* _EXERCISE DESCRIPTION_: Print exactly the lines running from the one that holds "Output the web" through the one that holds "return d === 0;", please, and leave the pictures out.

* _SUPPLIED ENTRIES_:
— start —

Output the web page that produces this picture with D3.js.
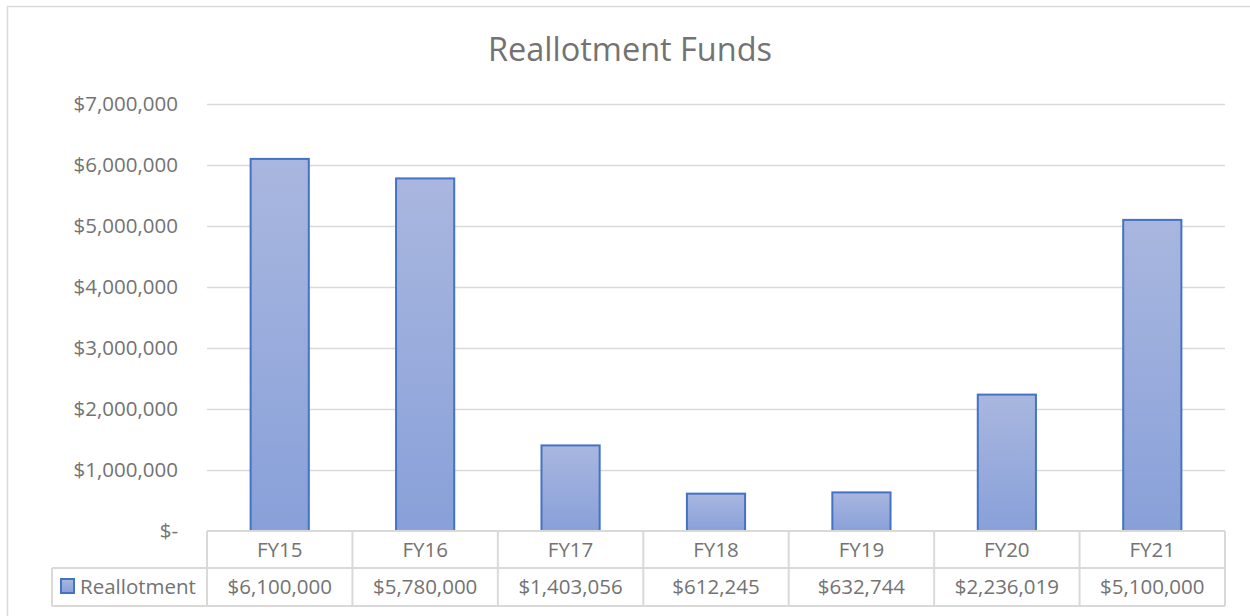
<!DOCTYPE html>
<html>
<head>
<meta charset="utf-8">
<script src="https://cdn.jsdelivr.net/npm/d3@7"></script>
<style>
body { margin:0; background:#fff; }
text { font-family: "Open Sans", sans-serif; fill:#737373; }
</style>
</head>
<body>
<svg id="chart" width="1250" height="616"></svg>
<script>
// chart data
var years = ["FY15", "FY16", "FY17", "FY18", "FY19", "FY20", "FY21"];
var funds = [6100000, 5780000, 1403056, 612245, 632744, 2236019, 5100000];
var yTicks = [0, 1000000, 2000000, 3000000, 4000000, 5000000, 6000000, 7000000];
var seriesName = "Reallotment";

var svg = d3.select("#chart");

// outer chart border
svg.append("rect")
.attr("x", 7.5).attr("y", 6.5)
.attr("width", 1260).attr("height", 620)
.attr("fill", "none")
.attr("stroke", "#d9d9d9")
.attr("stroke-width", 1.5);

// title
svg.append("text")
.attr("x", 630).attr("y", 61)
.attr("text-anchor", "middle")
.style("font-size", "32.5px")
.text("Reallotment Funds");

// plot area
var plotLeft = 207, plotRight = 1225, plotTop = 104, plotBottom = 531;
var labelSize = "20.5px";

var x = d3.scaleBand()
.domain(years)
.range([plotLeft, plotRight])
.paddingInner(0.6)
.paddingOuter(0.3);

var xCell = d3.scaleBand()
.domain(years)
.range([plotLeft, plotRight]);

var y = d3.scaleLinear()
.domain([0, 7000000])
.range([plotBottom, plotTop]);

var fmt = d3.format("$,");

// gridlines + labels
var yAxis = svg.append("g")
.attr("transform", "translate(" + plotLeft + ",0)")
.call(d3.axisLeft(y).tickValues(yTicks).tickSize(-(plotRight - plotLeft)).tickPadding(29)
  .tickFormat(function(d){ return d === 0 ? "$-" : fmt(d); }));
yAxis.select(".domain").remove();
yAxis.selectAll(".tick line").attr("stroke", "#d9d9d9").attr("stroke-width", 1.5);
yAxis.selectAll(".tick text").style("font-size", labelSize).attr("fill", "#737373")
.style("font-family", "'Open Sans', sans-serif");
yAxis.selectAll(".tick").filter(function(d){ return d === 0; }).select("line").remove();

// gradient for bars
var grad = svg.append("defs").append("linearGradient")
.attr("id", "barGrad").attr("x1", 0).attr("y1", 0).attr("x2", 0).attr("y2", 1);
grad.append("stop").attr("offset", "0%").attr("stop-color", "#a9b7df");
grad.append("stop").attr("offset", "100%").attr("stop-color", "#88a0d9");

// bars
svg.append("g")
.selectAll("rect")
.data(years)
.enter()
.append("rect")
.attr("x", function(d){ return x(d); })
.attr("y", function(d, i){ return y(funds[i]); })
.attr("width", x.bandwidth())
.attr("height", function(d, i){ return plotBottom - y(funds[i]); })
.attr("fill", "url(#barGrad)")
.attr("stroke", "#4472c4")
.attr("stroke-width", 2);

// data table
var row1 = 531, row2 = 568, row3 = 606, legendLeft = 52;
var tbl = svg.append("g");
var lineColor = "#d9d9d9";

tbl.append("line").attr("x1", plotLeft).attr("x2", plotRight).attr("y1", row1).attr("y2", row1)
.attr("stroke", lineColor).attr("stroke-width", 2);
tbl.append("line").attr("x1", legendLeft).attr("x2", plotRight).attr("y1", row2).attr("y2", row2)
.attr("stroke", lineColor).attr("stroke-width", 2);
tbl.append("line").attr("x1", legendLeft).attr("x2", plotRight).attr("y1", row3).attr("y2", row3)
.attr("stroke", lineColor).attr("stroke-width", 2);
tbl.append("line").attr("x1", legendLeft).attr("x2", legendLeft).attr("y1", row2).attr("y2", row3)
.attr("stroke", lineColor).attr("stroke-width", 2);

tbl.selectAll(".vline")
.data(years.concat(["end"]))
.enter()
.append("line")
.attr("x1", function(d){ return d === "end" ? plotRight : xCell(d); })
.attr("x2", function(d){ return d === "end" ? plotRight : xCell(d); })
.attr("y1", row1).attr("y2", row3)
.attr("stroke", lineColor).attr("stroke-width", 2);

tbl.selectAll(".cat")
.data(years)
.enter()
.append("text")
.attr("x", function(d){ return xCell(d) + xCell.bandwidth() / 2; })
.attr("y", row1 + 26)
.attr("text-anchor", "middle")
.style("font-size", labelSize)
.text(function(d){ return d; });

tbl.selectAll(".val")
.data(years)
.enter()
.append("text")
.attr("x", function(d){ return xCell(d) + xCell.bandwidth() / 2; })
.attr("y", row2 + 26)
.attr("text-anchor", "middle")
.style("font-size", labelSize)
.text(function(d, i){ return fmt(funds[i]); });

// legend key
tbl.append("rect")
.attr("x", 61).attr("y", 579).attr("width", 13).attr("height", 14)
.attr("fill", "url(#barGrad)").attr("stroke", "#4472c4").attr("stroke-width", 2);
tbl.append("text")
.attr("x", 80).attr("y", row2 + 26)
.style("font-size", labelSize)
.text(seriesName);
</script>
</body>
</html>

— end —
— start —

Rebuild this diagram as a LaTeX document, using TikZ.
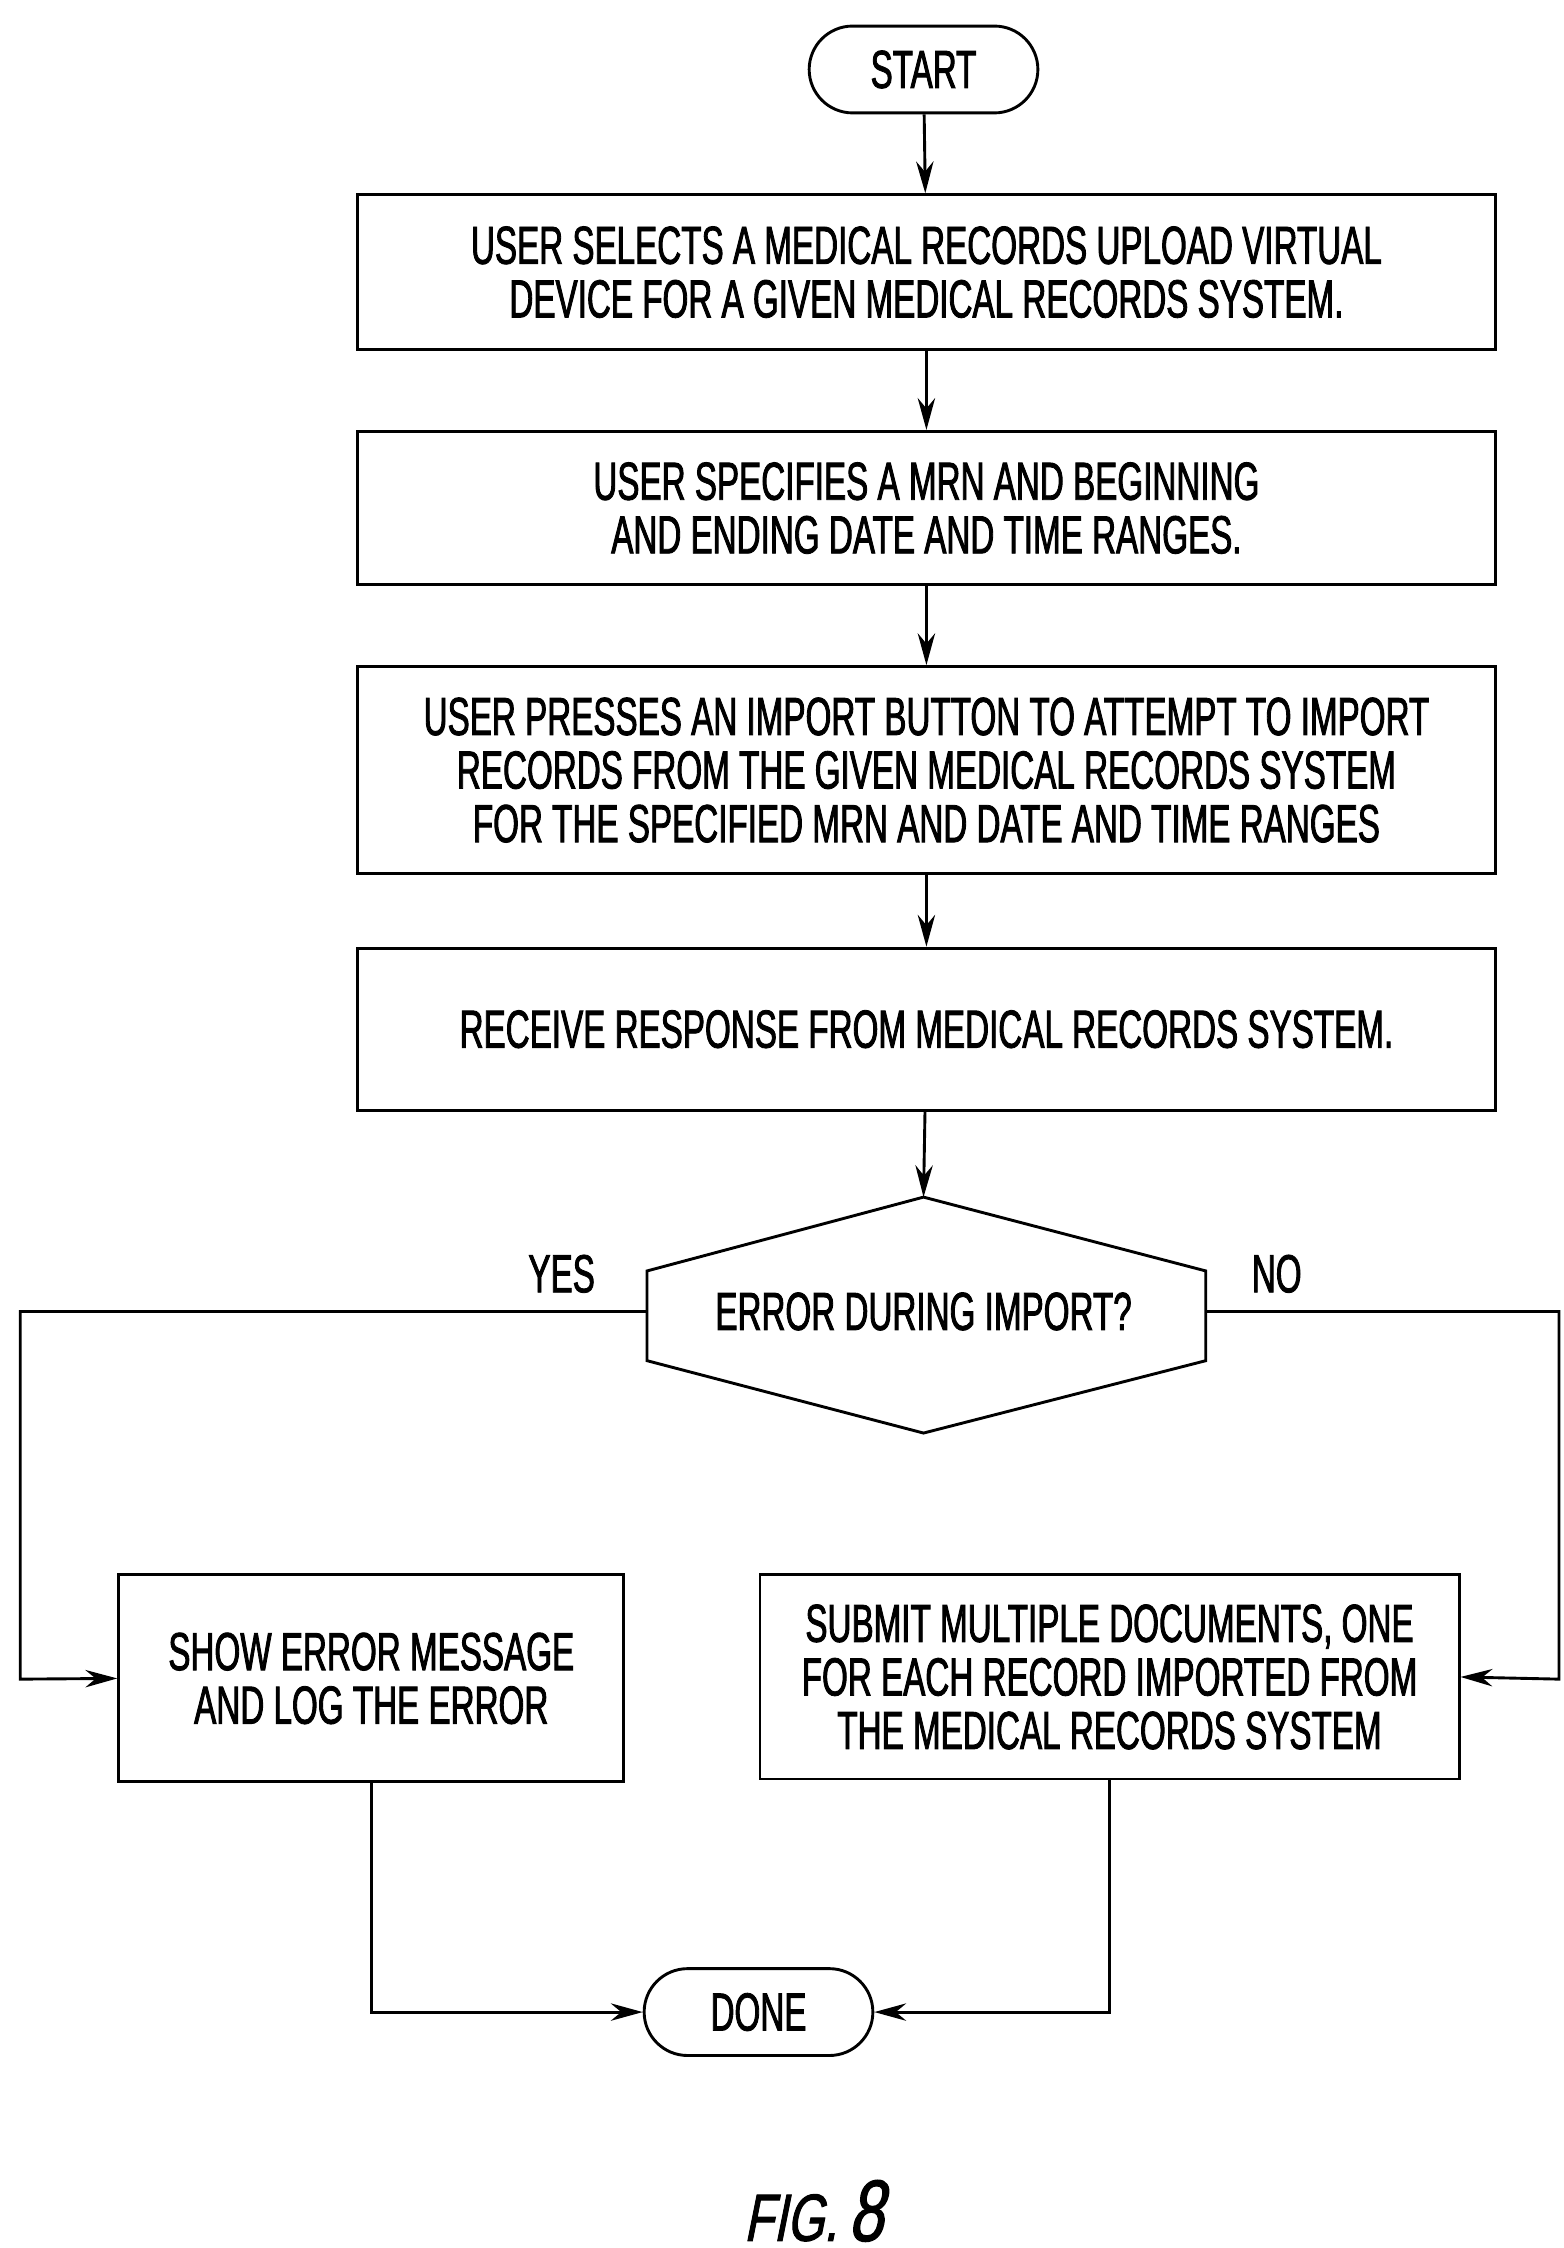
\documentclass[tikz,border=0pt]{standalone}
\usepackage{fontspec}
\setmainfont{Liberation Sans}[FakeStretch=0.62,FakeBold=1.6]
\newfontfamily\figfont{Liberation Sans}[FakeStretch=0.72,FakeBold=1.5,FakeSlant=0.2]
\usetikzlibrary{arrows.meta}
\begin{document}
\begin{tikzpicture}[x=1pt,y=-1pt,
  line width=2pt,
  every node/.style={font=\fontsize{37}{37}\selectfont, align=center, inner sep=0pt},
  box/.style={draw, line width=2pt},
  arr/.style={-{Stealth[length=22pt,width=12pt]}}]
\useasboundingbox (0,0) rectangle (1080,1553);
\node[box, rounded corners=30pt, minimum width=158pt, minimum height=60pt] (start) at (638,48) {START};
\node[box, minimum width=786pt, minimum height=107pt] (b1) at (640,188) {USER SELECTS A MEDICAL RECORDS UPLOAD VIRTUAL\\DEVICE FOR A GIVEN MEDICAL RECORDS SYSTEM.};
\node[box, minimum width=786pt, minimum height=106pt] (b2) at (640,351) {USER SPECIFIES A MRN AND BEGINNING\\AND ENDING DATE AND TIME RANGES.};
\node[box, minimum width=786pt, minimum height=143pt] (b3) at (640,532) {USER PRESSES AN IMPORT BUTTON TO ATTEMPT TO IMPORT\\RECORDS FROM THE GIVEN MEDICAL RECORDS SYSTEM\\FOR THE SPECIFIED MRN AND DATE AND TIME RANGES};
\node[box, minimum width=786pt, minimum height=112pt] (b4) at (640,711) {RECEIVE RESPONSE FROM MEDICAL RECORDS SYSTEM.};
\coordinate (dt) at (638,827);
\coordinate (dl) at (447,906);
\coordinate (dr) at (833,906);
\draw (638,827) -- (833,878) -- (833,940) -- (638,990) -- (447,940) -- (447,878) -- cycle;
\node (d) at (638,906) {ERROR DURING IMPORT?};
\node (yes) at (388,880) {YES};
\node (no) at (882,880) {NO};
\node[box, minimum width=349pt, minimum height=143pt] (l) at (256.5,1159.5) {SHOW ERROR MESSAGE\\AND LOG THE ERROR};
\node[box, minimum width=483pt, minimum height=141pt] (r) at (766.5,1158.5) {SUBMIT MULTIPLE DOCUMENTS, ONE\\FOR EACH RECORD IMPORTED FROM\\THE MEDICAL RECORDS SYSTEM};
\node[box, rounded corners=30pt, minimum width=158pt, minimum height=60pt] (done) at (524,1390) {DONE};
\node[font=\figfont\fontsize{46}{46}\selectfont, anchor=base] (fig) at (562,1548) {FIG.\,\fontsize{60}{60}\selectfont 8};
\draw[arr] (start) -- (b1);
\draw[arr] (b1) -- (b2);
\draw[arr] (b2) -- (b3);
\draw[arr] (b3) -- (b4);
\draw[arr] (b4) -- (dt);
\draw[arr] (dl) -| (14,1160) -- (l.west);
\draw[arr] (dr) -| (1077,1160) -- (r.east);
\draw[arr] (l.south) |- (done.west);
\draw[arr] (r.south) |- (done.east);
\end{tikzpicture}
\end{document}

— end —
— start —

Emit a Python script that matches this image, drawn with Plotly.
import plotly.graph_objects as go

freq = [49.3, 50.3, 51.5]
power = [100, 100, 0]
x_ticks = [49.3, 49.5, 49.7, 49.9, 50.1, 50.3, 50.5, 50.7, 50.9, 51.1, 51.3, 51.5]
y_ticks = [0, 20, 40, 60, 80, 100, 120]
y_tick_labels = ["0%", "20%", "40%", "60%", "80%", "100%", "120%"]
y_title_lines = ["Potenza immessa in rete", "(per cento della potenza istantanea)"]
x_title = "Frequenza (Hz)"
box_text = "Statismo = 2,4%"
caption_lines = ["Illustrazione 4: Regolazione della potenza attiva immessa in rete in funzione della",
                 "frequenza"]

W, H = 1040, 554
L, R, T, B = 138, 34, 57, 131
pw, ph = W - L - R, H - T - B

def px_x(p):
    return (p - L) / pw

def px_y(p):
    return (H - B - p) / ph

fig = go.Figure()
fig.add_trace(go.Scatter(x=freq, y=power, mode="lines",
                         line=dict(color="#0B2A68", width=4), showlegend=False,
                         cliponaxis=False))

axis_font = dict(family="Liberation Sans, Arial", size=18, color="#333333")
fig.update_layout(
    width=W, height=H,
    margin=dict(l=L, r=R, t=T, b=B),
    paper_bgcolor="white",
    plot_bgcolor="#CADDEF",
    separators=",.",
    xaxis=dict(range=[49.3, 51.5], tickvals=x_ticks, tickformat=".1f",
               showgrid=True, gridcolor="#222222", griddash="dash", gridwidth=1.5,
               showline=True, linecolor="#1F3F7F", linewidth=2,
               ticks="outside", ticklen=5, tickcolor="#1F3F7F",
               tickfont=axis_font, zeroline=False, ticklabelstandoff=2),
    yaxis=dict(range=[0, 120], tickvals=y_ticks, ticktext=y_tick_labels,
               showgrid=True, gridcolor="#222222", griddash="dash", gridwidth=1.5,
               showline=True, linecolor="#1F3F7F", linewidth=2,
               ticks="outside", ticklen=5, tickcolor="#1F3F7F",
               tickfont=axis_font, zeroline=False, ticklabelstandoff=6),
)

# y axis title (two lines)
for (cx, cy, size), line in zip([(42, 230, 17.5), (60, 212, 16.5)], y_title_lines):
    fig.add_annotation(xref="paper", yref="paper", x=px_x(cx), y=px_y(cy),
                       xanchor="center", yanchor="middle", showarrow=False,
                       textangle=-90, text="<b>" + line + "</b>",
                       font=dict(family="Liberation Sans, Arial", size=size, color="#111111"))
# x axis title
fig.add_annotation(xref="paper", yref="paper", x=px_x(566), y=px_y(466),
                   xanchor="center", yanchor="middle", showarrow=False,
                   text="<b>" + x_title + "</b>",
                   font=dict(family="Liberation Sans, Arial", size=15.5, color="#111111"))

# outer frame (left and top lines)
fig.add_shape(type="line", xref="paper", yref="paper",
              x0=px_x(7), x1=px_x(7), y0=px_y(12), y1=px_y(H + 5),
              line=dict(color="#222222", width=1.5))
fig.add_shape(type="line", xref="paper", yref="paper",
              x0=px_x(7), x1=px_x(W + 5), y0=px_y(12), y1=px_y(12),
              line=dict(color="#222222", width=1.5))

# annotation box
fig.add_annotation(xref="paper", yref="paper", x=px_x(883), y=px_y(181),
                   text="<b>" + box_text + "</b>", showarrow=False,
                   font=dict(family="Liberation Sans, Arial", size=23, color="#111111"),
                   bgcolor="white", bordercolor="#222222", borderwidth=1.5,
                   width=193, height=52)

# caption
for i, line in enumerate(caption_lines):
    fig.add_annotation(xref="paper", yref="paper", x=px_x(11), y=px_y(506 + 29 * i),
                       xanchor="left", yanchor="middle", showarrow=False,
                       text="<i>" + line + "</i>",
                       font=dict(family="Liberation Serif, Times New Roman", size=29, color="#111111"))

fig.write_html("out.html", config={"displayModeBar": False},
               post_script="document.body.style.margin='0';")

— end —

* _ANSWER IN FULL_:
Output the web page that produces this picture with D3.js.
<!DOCTYPE html>
<html>
<head>
<meta charset="utf-8">
<script src="https://cdn.jsdelivr.net/npm/d3@7"></script>
<style>
body { margin:0; background:#fff; }
text { font-family: "Open Sans", sans-serif; fill:#737373; }
</style>
</head>
<body>
<svg id="chart" width="1250" height="616"></svg>
<script>
// chart data
var years = ["FY15", "FY16", "FY17", "FY18", "FY19", "FY20", "FY21"];
var funds = [6100000, 5780000, 1403056, 612245, 632744, 2236019, 5100000];
var yTicks = [0, 1000000, 2000000, 3000000, 4000000, 5000000, 6000000, 7000000];
var seriesName = "Reallotment";

var svg = d3.select("#chart");

// outer chart border
svg.append("rect")
.attr("x", 7.5).attr("y", 6.5)
.attr("width", 1260).attr("height", 620)
.attr("fill", "none")
.attr("stroke", "#d9d9d9")
.attr("stroke-width", 1.5);

// title
svg.append("text")
.attr("x", 630).attr("y", 61)
.attr("text-anchor", "middle")
.style("font-size", "32.5px")
.text("Reallotment Funds");

// plot area
var plotLeft = 207, plotRight = 1225, plotTop = 104, plotBottom = 531;
var labelSize = "20.5px";

var x = d3.scaleBand()
.domain(years)
.range([plotLeft, plotRight])
.paddingInner(0.6)
.paddingOuter(0.3);

var xCell = d3.scaleBand()
.domain(years)
.range([plotLeft, plotRight]);

var y = d3.scaleLinear()
.domain([0, 7000000])
.range([plotBottom, plotTop]);

var fmt = d3.format("$,");

// gridlines + labels
var yAxis = svg.append("g")
.attr("transform", "translate(" + plotLeft + ",0)")
.call(d3.axisLeft(y).tickValues(yTicks).tickSize(-(plotRight - plotLeft)).tickPadding(29)
  .tickFormat(function(d){ return d === 0 ? "$-" : fmt(d); }));
yAxis.select(".domain").remove();
yAxis.selectAll(".tick line").attr("stroke", "#d9d9d9").attr("stroke-width", 1.5);
yAxis.selectAll(".tick text").style("font-size", labelSize).attr("fill", "#737373")
.style("font-family", "'Open Sans', sans-serif");
yAxis.selectAll(".tick").filter(function(d){ return d === 0; }).select("line").remove();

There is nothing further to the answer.